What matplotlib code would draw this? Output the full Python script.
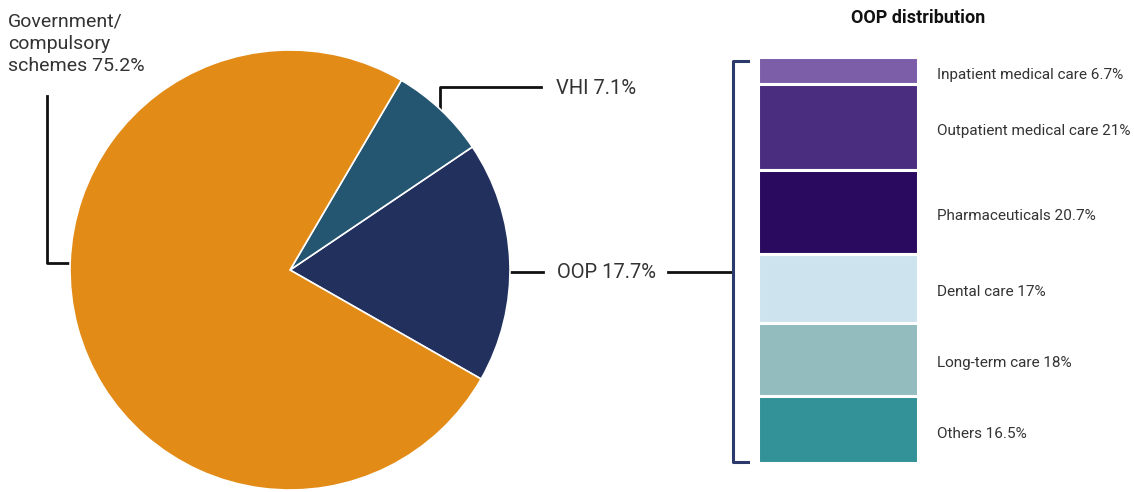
import matplotlib.pyplot as plt
import numpy as np

plt.rcParams['font.family'] = ['Roboto', 'DejaVu Sans']

# pie data (counterclockwise order from the OOP slice)
pie_labels = ['OOP', 'VHI', 'Government/\ncompulsory\nschemes']
pie_values = [17.7, 7.1, 75.2]
pie_colors = ['#22305E', '#245571', '#E38B17']

# OOP breakdown, top to bottom
oop_labels = ['Inpatient medical care', 'Outpatient medical care', 'Pharmaceuticals',
              'Dental care', 'Long-term care', 'Others']
oop_values = [6.7, 21, 20.7, 17, 18, 16.5]
oop_colors = ['#7B5EA7', '#4B2D7F', '#2A0A5E', '#CDE4EE', '#93BCBF', '#339297']

W, H = 1134, 492
fig = plt.figure(figsize=(W / 100, H / 100), dpi=100)
txt = '#333333'

def box(x0, y0, x1, y1):
    # pixel box (top-left origin) -> figure fraction
    return [x0 / W, 1 - y1 / H, (x1 - x0) / W, (y1 - y0) / H]

# overlay for leader lines / labels in pixel coordinates
ov = fig.add_axes([0, 0, 1, 1])
ov.set_xlim(0, W)
ov.set_ylim(H, 0)
ov.axis('off')

# pie
cx, cy, r = 290, 270, 220
axp = fig.add_axes(box(cx - r, cy - r, cx + r, cy + r))
axp.pie(pie_values, colors=pie_colors, startangle=-29.7, counterclock=True,
        radius=1, wedgeprops=dict(edgecolor='white', linewidth=1.2))
axp.set_xlim(-1, 1)
axp.set_ylim(-1, 1)
axp.axis('off')

# stacked bar
axb = fig.add_axes(box(758, 57, 918, 463))
bottoms = np.concatenate([[0], np.cumsum(oop_values)[:-1]])
axb.bar(0, oop_values, bottom=bottoms, width=1, color=oop_colors,
        edgecolor='white', linewidth=2.2)
axb.set_xlim(-0.5, 0.5)
axb.set_ylim(sum(oop_values), 0)
axb.axis('off')
for lab, v, b in zip(oop_labels, oop_values, bottoms):
    axb.text(0.62, b + v / 2 + 1.0, f'{lab} {v:g}%', va='center', ha='left',
             fontsize=11, color=txt, clip_on=False)

fig.text(918 / W, 1 - 18 / H, 'OOP distribution', ha='center', va='center',
         fontsize=13, fontweight='bold', color='#111111')

# labels and leader lines
lw = 2.0
ov.text(8, 44, 'Government/\ncompulsory\nschemes ' + f'{pie_values[2]}%',
        ha='left', va='center', fontsize=14, color=txt, linespacing=1.3)
ov.plot([47, 47, 68], [96, 263, 263], color='#111111', lw=lw)

ov.text(556, 89, f'VHI {pie_values[1]}%', ha='left', va='center', fontsize=14.5, color=txt)
ov.plot([440, 440, 541], [112, 87, 87], color='#111111', lw=lw)

ov.text(557, 273, f'OOP {pie_values[0]}%', ha='left', va='center', fontsize=14.5, color=txt)
ov.plot([511, 543], [272, 272], color='#111111', lw=lw)
ov.plot([668, 733], [272, 272], color='#111111', lw=lw)

# bracket
ov.plot([748, 733, 733, 748], [61, 61, 462, 462], color='#2B3A6B', lw=2.2)

fig.savefig('out.png', dpi=100, facecolor='white')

__Job__:
Please take the lines from the beginning of the data above through the line holding "return [x0 /" and transcribe them exactly, without any pictures.

__Task answer__:
What matplotlib code would draw this? Output the full Python script.
import matplotlib.pyplot as plt
import numpy as np

plt.rcParams['font.family'] = ['Roboto', 'DejaVu Sans']

# pie data (counterclockwise order from the OOP slice)
pie_labels = ['OOP', 'VHI', 'Government/\ncompulsory\nschemes']
pie_values = [17.7, 7.1, 75.2]
pie_colors = ['#22305E', '#245571', '#E38B17']

# OOP breakdown, top to bottom
oop_labels = ['Inpatient medical care', 'Outpatient medical care', 'Pharmaceuticals',
              'Dental care', 'Long-term care', 'Others']
oop_values = [6.7, 21, 20.7, 17, 18, 16.5]
oop_colors = ['#7B5EA7', '#4B2D7F', '#2A0A5E', '#CDE4EE', '#93BCBF', '#339297']

W, H = 1134, 492
fig = plt.figure(figsize=(W / 100, H / 100), dpi=100)
txt = '#333333'

def box(x0, y0, x1, y1):
    # pixel box (top-left origin) -> figure fraction
    return [x0 / W, 1 - y1 / H, (x1 - x0) / W, (y1 - y0) / H]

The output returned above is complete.